Andie’s Risqué Photo

While snooping around Max Hasting’s room, Pip finds a lingerie photo of Andie. Max immediately shuts down any theories about having a relationship with Andie, explaining that he found the photo in the classroom. He doesn’t specify which classroom, and yes, it could belong to a student who dropped it, but how convenient that a sultry photo just happened to be in a classroom where Elliot teaches.

Sal’s Texts

Upon getting access to Sal’s phone, Pip immediately picked up on the grammar discrepancy between his previous texts and the last one sent, confessing to Andie’s murder. Sal’s brother, Ravi, was impressed, highlighting that his brother was the smartest person he knew, but he texted like an idiot using incomplete sentences, slang, and a lack of punctuation. Yet, that final confession was written in perfect English, alluding to the possibility that it may have been written by an English teacher. 

Urging Pip to Change Her EPQ

Pip’s mother informed her that Elliot suggested she change the topic of her EPQ, which wasn’t immediately odd since he was her English teacher and cared about her as a student and as his daughter’s best friend since childhood. However, he got a little more insistent on it when he warned her directly at school, explaining that she’s “smart enough to know” that it’s a bad idea. There’s a reason he wanted her to stop investigating–Pip had the skills and guts to expose him as she didn’t just accept anything at face value.

Stop Digging Note

While camping, Pippa found a threatening note under her pillow that read “stop digging Pippa.” While nothing pointed directly to Elliot in this instance, he was aware of their location, meaning he could’ve easily slipped into the tent and left it. She later hacked his printer and found that the note was, in fact, printed from his device, providing all the proof she needed.

Great Gatsby Hotel Reference

The hotel was expensive with a room costing way more than any high school student had, especially someone like Andie, who was desperate for money and selling drugs, therefore, she had to be there with the “Secret Older Man.” And the guest book, signed days before her death, didn’t include their names, but rather a reference to a classic piece of literature, with the names Jay Gatsby and Daisy Buchannan from The Great Gatsby. I can’t see a high schooler opting for that reference, but an English teacher? Well, it tracks.

The Final Tutoring Comment

Elliot’s daughter Cara asks him why they have no money when he’s always tutoring—and it onces again brings us back to that moment in the kitchen, suggesting that tutoring is an excuse to get away so no one questions where he is. 
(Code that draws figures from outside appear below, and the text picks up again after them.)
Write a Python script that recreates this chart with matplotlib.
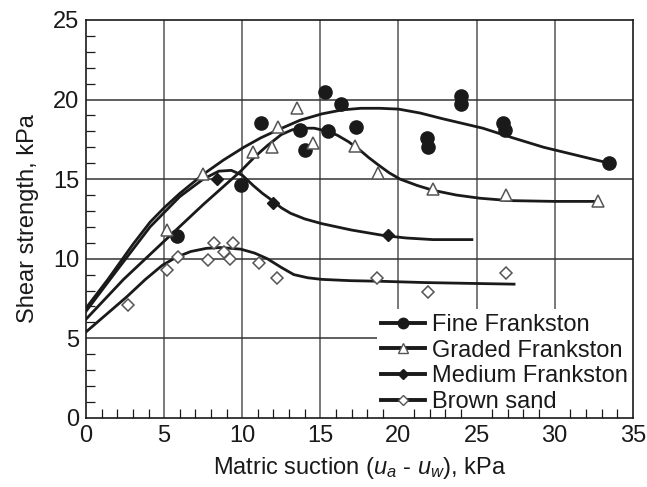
import matplotlib.pyplot as plt
from matplotlib.ticker import MultipleLocator

plt.rcParams["font.family"] = ["Liberation Sans", "DejaVu Sans"]
plt.rcParams["mathtext.fontset"] = "custom"
plt.rcParams["mathtext.it"] = "Liberation Sans:italic"
plt.rcParams["mathtext.rm"] = "Liberation Sans"

# measured points: matric suction (kPa), shear strength (kPa)
fine_x = [5.8, 11.2, 9.9, 13.7, 14.0, 15.3, 15.5, 16.3, 17.3, 21.8, 21.9, 24.0, 24.0, 26.7, 26.8, 33.5]
fine_y = [11.4, 18.5, 14.6, 18.1, 16.8, 20.5, 18.0, 19.7, 18.3, 17.6, 17.0, 20.2, 19.7, 18.5, 18.1, 16.0]

graded_x = [5.2, 7.5, 10.7, 11.9, 12.3, 13.5, 14.5, 17.2, 18.7, 22.2, 26.9, 32.8]
graded_y = [11.8, 15.3, 16.7, 17.0, 18.3, 19.5, 17.3, 17.1, 15.4, 14.4, 14.0, 13.6]

medium_x = [8.4, 12.0, 19.3]
medium_y = [15.0, 13.5, 11.5]

brown_x = [2.7, 5.2, 5.9, 7.8, 8.2, 8.8, 9.2, 9.4, 11.1, 12.2, 21.9, 26.9, 18.6]
brown_y = [7.1, 9.3, 10.1, 9.9, 11.0, 10.4, 10.0, 11.0, 9.7, 8.8, 7.9, 9.1, 8.8]

# fitted curves
fine_fit_x = [0, 1.4, 3.0, 4.1, 5.0, 6.0, 7.5, 8.8, 10.1, 11.2, 12.3, 13.7, 15.1, 16.4, 17.6, 18.8, 20.0, 21.4, 22.8, 24.1, 25.4, 27.3, 29.3, 31.4, 33.5]
fine_fit_y = [6.9, 8.7, 10.9, 12.3, 13.2, 14.1, 15.3, 16.2, 17.0, 17.6, 18.1, 18.7, 19.1, 19.35, 19.45, 19.45, 19.4, 19.15, 18.8, 18.5, 18.2, 17.6, 17.0, 16.5, 16.0]

graded_fit_x = [0, 2.4, 5.0, 7.5, 9.9, 10.8, 11.6, 12.5, 13.2, 13.8, 14.6, 15.5, 16.1, 16.8, 17.5, 18.1, 18.7, 19.4, 20.1, 21.2, 22.2, 23.7, 25.2, 27.1, 30.0, 32.8]
graded_fit_y = [6.2, 8.7, 11.1, 13.4, 15.5, 16.4, 17.1, 17.8, 18.1, 18.2, 18.2, 18.0, 17.75, 17.35, 16.85, 16.35, 15.9, 15.4, 15.0, 14.6, 14.3, 14.0, 13.8, 13.65, 13.6, 13.6]

medium_fit_x = [0, 2.0, 4.1, 6.0, 7.5, 8.5, 9.3, 10.0, 10.7, 11.3, 12.0, 12.5, 13.1, 14.0, 15.1, 17.0, 19.1, 20.5, 22.2, 24.7]
medium_fit_y = [6.7, 9.3, 12.0, 13.9, 15.0, 15.5, 15.55, 15.25, 14.6, 14.1, 13.6, 13.2, 12.85, 12.5, 12.2, 11.8, 11.45, 11.3, 11.2, 11.2]

brown_fit_x = [0, 1.3, 2.6, 3.8, 4.9, 5.8, 6.7, 7.7, 8.6, 9.9, 10.8, 11.6, 12.5, 13.3, 14.2, 15.1, 16.9, 18.9, 21.7, 24.5, 27.4]
brown_fit_y = [5.4, 6.5, 7.6, 8.7, 9.6, 10.1, 10.45, 10.65, 10.7, 10.6, 10.35, 10.0, 9.45, 9.0, 8.8, 8.7, 8.62, 8.58, 8.5, 8.45, 8.4]

fig = plt.figure(figsize=(6.47, 4.87), dpi=100)
ax = fig.add_axes([0.133, 0.142, 0.845, 0.817])

ink = "#1a1a1a"
edge = "#555555"

# grid drawn by hand so the legend can cover it
for gx in [5, 10, 15, 20, 25, 30]:
    ax.axvline(gx, color="#555555", lw=1.1, zorder=0.5)
for gy in [5, 10, 15, 20]:
    ax.axhline(gy, color="#333333", lw=1.1, zorder=0.5)

line_kw = dict(color=ink, lw=2.0, zorder=2)
ax.plot(fine_fit_x, fine_fit_y, **line_kw)
ax.plot(graded_fit_x, graded_fit_y, **line_kw)
ax.plot(medium_fit_x, medium_fit_y, **line_kw)
ax.plot(brown_fit_x, brown_fit_y, **line_kw)

ax.plot(fine_x, fine_y, "o", ms=9.5, mfc=ink, mec=ink, zorder=3)
ax.plot(graded_x, graded_y, "^", ms=9, mfc="white", mec=edge, mew=1.1, zorder=3)
ax.plot(medium_x, medium_y, "D", ms=6.3, mfc=ink, mec=ink, zorder=3)
ax.plot(brown_x, brown_y, "D", ms=6.3, mfc="white", mec=edge, mew=1.1, zorder=3)

# legend handles
h_fine, = ax.plot([], [], "-o", color=ink, lw=2.8, ms=7.5, mfc=ink, mec=ink)
h_graded, = ax.plot([], [], "-^", color=ink, lw=2.8, ms=7.5, mfc="white", mec=edge, mew=1.0)
h_medium, = ax.plot([], [], "-D", color=ink, lw=2.8, ms=5, mfc=ink, mec=ink)
h_brown, = ax.plot([], [], "-D", color=ink, lw=2.8, ms=5, mfc="white", mec=edge, mew=1.0)

leg = ax.legend(
    [h_fine, h_graded, h_medium, h_brown],
    ["Fine Frankston", "Graded Frankston", "Medium Frankston", "Brown sand"],
    loc="lower right",
    bbox_to_anchor=(1.0, 0.0),
    fontsize=17,
    frameon=True,
    fancybox=False,
    edgecolor="none",
    facecolor="white",
    framealpha=1.0,
    handlelength=1.85,
    handletextpad=0.3,
    labelspacing=0.16,
    borderpad=0.2,
    borderaxespad=0.0,
)
leg.set_zorder(5)
for t in leg.get_texts():
    t.set_color(ink)

ax.set_xlim(0, 35)
ax.set_ylim(0, 25)
ax.xaxis.set_major_locator(MultipleLocator(5))
ax.yaxis.set_major_locator(MultipleLocator(5))
ax.xaxis.set_minor_locator(MultipleLocator(1))
ax.yaxis.set_minor_locator(MultipleLocator(1))
ax.tick_params(axis="both", which="both", direction="in", colors=ink, labelsize=17,
               top=False, right=False)
ax.tick_params(axis="both", which="major", length=0, pad=5)
ax.tick_params(axis="both", which="minor", length=6.5, width=0.9)

ax.xaxis.set_zorder(6)
ax.yaxis.set_zorder(6)
for sp in ax.spines.values():
    sp.set_color(ink)
    sp.set_linewidth(1.2)
    sp.set_zorder(6)

ax.set_xlabel(r"Matric suction ($u_a$ - $u_w$), kPa", fontsize=17, color=ink, labelpad=6)
ax.set_ylabel("Shear strength, kPa", fontsize=17, color=ink, labelpad=10)

fig.savefig("out.png", dpi=100)
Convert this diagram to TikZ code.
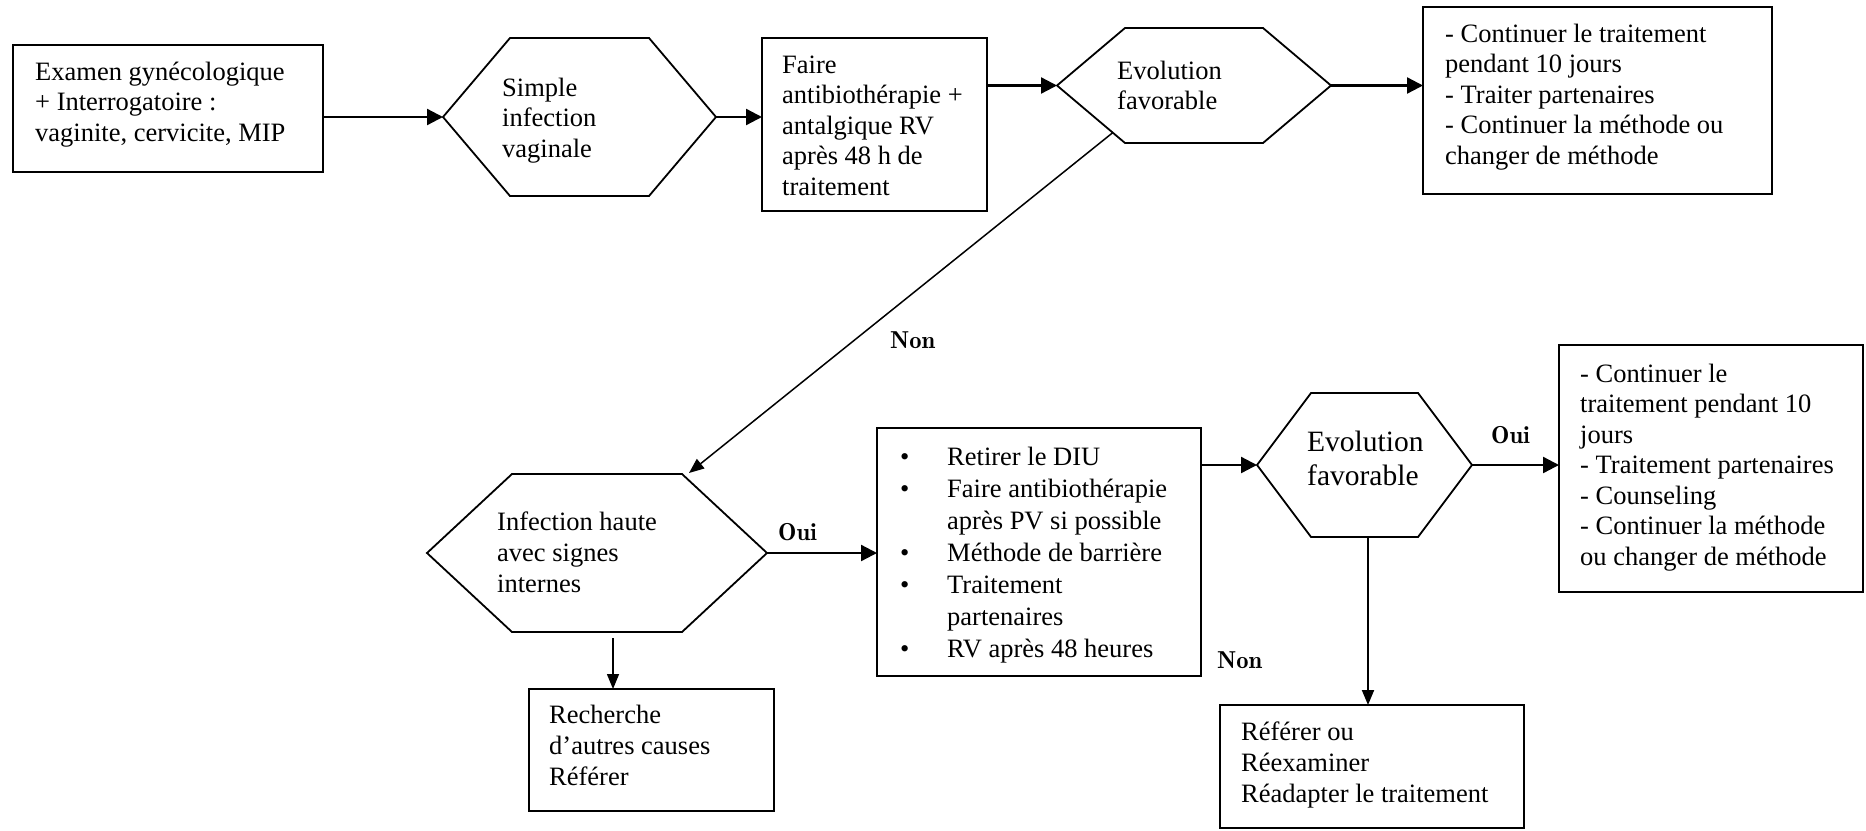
\documentclass[tikz,border=0pt]{standalone}
\usepackage{fontspec}
\newfontfamily\tnr{Liberation Serif}
\newfontfamily\lmdemi{lmromandemi10-regular.otf}
\usetikzlibrary{arrows.meta,calc}

% outline of a hexagonal decision node: #1 node name, #2 horizontal slant
\newcommand\hexoutline[2]{%
  \draw[hexline] (#1.west) -- ([xshift=#2]#1.north west) -- ([xshift=-#2]#1.north east)
    -- (#1.east) -- ([xshift=-#2]#1.south east) -- ([xshift=#2]#1.south west) -- cycle;}
% multi-line left-aligned text whose baseline is the first line
\newcommand\lines[1]{\begin{tabular}[t]{@{}l@{}}#1\end{tabular}}
\newcommand\bul{\makebox[47pt][l]{\textbullet}}
\newcommand\nobul{\hspace*{47pt}}

\begin{document}
\begin{tikzpicture}[x=1pt,y=-1pt,
  boxst/.style={draw, line width=2pt, inner sep=0pt, outer sep=0pt, anchor=north west},
  hexst/.style={inner sep=0pt, outer sep=0pt, anchor=north west},
  hexline/.style={line width=1.8pt, line join=miter},
  txt/.style={inner sep=0pt, anchor=base west, font=\tnr\fontsize{26.5}{30.5}\selectfont},
  lbl/.style={inner sep=0pt, anchor=base west, font=\lmdemi\fontsize{24.5}{30}\selectfont},
  arr/.style={line width=2.3pt, -{Triangle[length=16pt,width=16pt]}},
  tarr/.style={line width=1.5pt, -{Triangle[length=15pt,width=12pt]}}]

\useasboundingbox (0,0) rectangle (1866,830);
\fill[white] (0,0) rectangle (1866,830);

% rectangular boxes
\node[boxst, minimum width=310pt, minimum height=127pt] (b1) at (13,45) {};
\node[boxst, minimum width=225pt, minimum height=173pt] (b2) at (762,38) {};
\node[boxst, minimum width=349pt, minimum height=187pt] (b3) at (1423,7) {};
\node[boxst, minimum width=324pt, minimum height=248pt] (b4) at (877,428) {};
\node[boxst, minimum width=304pt, minimum height=247pt] (b5) at (1559,345) {};
\node[boxst, minimum width=245pt, minimum height=122pt] (b6) at (529,689) {};
\node[boxst, minimum width=304pt, minimum height=123pt] (b7) at (1220,705) {};

% hexagonal decision nodes
\node[hexst, minimum width=273pt, minimum height=158pt] (h1) at (443,38) {};
\node[hexst, minimum width=274pt, minimum height=115pt] (h2) at (1057,28) {};
\node[hexst, minimum width=340pt, minimum height=158pt] (h3) at (427,474) {};
\node[hexst, minimum width=215pt, minimum height=144pt] (h4) at (1257,393) {};
\hexoutline{h1}{67pt}
\hexoutline{h2}{68pt}
\hexoutline{h3}{85pt}
\hexoutline{h4}{54pt}

% texts
\node[txt] (t1) at (35,80) {\lines{Examen gynécologique\\+ Interrogatoire :\\vaginite, cervicite, MIP}};
\node[txt] (th1) at (502,96) {\lines{Simple\\infection\\vaginale}};
\node[txt] (t2) at (782,73) {\lines{Faire\\antibiothérapie +\\antalgique RV\\après 48 h de\\traitement}};
\node[txt] (th2) at (1117,79) {\lines{Evolution\\favorable}};
\node[txt] (t3) at (1445,42) {\lines{- Continuer le traitement\\pendant 10 jours\\- Traiter partenaires\\- Continuer la méthode ou\\changer de méthode}};
\node[txt, font=\tnr\fontsize{26.5}{32}\selectfont] (t4) at (900,465) {\lines{\bul Retirer le DIU\\\bul Faire antibiothérapie\\\nobul après PV si possible\\\bul Méthode de barrière\\\bul Traitement\\\nobul partenaires\\\bul RV après 48 heures}};
\node[txt] (t5) at (1580,382) {\lines{- Continuer le\\traitement pendant 10\\jours\\- Traitement partenaires\\- Counseling\\- Continuer la méthode\\ou changer de méthode}};
\node[txt, font=\tnr\fontsize{26.5}{31}\selectfont] (th3) at (497,530) {\lines{Infection haute\\avec signes\\internes}};
\node[txt, font=\tnr\fontsize{26.5}{31}\selectfont] (t6) at (549,723) {\lines{Recherche\\d’autres causes\\Référer}};
\node[txt, font=\tnr\fontsize{29.5}{34}\selectfont] (th4) at (1307,451) {\lines{Evolution\\favorable}};
\node[txt, font=\tnr\fontsize{26.5}{31}\selectfont] (t7) at (1241,740) {\lines{Référer ou\\Réexaminer\\Réadapter le traitement}};

% branch labels
\node[lbl] (non1) at (890,348) {Non};
\node[lbl] (oui1) at (778,540) {Oui};
\node[lbl] (oui2) at (1491,443) {Oui};
\node[lbl] (non2) at (1217,668) {Non};

% connectors
\draw[arr] (b1.east |- h1.west) -- (h1.west);
\draw[arr] (h1.east) -- (h1.east -| b2.west);
\draw[arr] (b2.east |- h2.west) -- (h2.west);
\draw[arr] (h2.east) -- (h2.east -| b3.west);
\coordinate (dstart) at ($(h2.west)!0.82!([xshift=68pt]h2.south west)$);
\coordinate (dend) at ([xshift=-78pt,yshift=1pt]h3.north east);
\draw[tarr] (dstart) -- (dend);
\draw[arr] (h3.east) -- (h3.east -| b4.west);
\coordinate (h3d) at ([xshift=16pt,yshift=-6pt]h3.south);
\draw[tarr] (h3d) -- (h3d |- b6.north);
\draw[arr] (b4.east |- h4.west) -- (h4.west);
\draw[arr] (h4.east) -- (h4.east -| b5.west);
\coordinate (h4d) at ([xshift=3.5pt]h4.south);
\draw[tarr, line width=2pt] (h4d) -- (h4d |- b7.north);
\end{tikzpicture}
\end{document}
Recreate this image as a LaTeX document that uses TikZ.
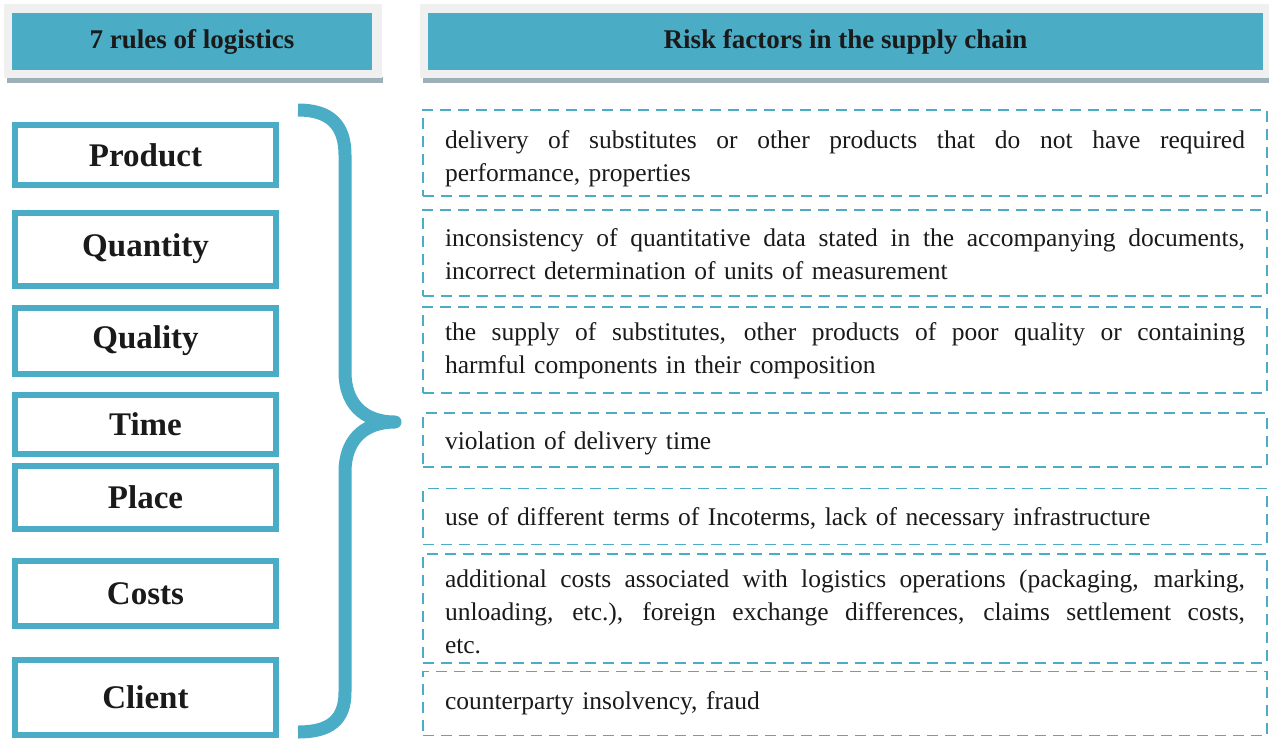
\documentclass[tikz,border=0pt]{standalone}
\usepackage{fontspec}
\setmainfont{Liberation Serif}
\definecolor{lb}{HTML}{4BACC6}
\definecolor{frm}{HTML}{F0F0F0}
\definecolor{shd}{HTML}{9DAFB7}
\definecolor{ink}{HTML}{1A1A1A}
\newcommand{\jl}[1]{{\spaceskip=0pt\xspaceskip=0pt\makebox[800pt][s]{#1}}}
\begin{document}
\begin{tikzpicture}[x=1pt,y=-1pt,
  rulebox/.style={draw=lb,line width=6pt,fill=white,minimum width=261pt,inner sep=0pt,
    font=\fontsize{33}{36}\selectfont\bfseries,text=ink},
  riskbox/.style={draw=lb,line width=1.8pt,dash pattern=on 11pt off 7pt,minimum width=844pt,inner sep=0pt},
  risktext/.style={text width=800pt,inner sep=0pt,align=left,
    font=\fontsize{25.5}{33}\selectfont,text=ink},
  hdr/.style={fill=lb,inner sep=0pt,minimum height=57pt,text=ink,
    font=\fontsize{27}{30}\selectfont\bfseries},
  frame/.style={fill=frm},
  shadow/.style={fill=shd},
  brace/.style={draw=lb,line width=13pt,line join=round}]
\useasboundingbox (0,0) rectangle (1269,740);
% header frames
\fill[shadow] (7,77) rectangle (383,83);
\fill[frame] (4,4) rectangle (382,78);
\fill[shadow] (423,77) rectangle (1269,83);
\fill[frame] (420,4) rectangle (1269,78);
\node[hdr,minimum width=360pt] (h1) at (192,41.5) {7 rules of logistics};
\node[hdr,minimum width=835pt] (h2) at (845.5,41.5) {Risk factors in the supply chain};
% left rule boxes
\node[rulebox,minimum height=60pt] (r1) at (145.5,155) {Product};
\node[rulebox,minimum height=73pt] (r2) at (145.5,249) {Quantity};
\node[rulebox,minimum height=66pt] (r3) at (145.5,341) {Quality};
\node[rulebox,minimum height=59pt] (r4) at (145.5,424.5) {Time};
\node[rulebox,minimum height=63pt] (r5) at (145.5,497.5) {Place};
\node[rulebox,minimum height=65pt] (r6) at (145.5,593.5) {Costs};
\node[rulebox,minimum height=75pt] (r7) at (145.5,697.5) {Client};
% brace
\coordinate (bt) at (298,110);
\coordinate (btip) at (395,422);
\coordinate (bb) at (298,732);
\draw[brace] (bt) .. controls (330,110) and (345,125) .. (345,155) -- (345,372)
  .. controls (345,402) and (362,422) .. (btip)
  .. controls (362,422) and (345,442) .. (345,472) -- (345,692)
  .. controls (345,720) and (330,732) .. (bb);
% risk boxes
\node[riskbox,minimum height=86pt] (k1) at (845,153) {};
\node[riskbox,minimum height=86pt] (k2) at (845,253) {};
\node[riskbox,minimum height=86pt] (k3) at (845,350) {};
\node[riskbox,minimum height=54pt] (k4) at (845,440) {};
\node[riskbox,minimum height=56pt] (k5) at (845,516.5) {};
\node[riskbox,minimum height=109pt] (k6) at (845,608.5) {};
\node[riskbox,minimum height=64pt] (k7) at (845,703.5) {};
\node[risktext] (t1) at ([yshift=-6pt]k1.center) {\jl{delivery of substitutes or other products that do not have required}\\performance, properties};
\node[risktext] (t2) at ([yshift=-1pt]k2.center) {\jl{inconsistency of quantitative data stated in the accompanying documents,}\\incorrect determination of units of measurement};
\node[risktext] (t3) at ([yshift=-1pt]k3.center) {\jl{the supply of substitutes, other products of poor quality or containing}\\harmful components in their composition};
\node[risktext] (t4) at ([yshift=-3pt]k4.center) {violation of delivery time};
\node[risktext] (t5) at ([yshift=-3pt]k5.center) {use of different terms of Incoterms, lack of necessary infrastructure};
\node[risktext] (t6) at ([yshift=-3pt]k6.center) {\jl{additional costs associated with logistics operations (packaging, marking,}\\\jl{unloading, etc.), foreign exchange differences, claims settlement costs,}\\etc.};
\node[risktext] (t7) at (k7.center) {counterparty insolvency, fraud};
\end{tikzpicture}
\end{document}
Once Pip gets a call from the reactivated number of “Secret Older Man,” she’s shocked to hear Naomi on the other line. And when Naomi tells her it was her father’s old phone, the pieces start falling into the place. The clues were always there, laid out and staring Pip in the face. She then leaves her phone behind in Elliot’s car to track his whereabouts before realizing he’s at the family’s old property that they allegedly sold a few years ago. 

In a lapse in judgement, she goes to confront him instead of waiting for the police—though she thankfully texted Ravi the address so they were on the way—and almost falls for his sob story, until she hears clanking in the pipes. She follows the noise to the attic where she finds another blonde girl—though not Andie–trapped in the attic. In addition to Elliot’s confession of having a romantic relationship with Andie, who broke things off with him after falling in love with Sal and then tried to extort him for money, getting pretty violent and banging her head on a countertop (hence her injury), the kidnapped girl, Isla, informs Andie that Elliot confessed to murdering Sal by drugging him with painkillers and then snuffing him with a pillow so that the case didn’t lead back to him and his predatory relationship. 

Of course, as mentioned previously, Elliot wasn’t the only killer as he was only half responsible for Andie’s death. He caused her the initial injury, but a confrontation with her sister, Bella, is what led to her death. Bella watched her sister bleed out and choke to death before hiding her body in a cave in the woods. Bella’s revelation as a killer was honestly much more surprising than Elliot’s series of bad decisions—considering the clues were all there laid out in front of us since episode 1.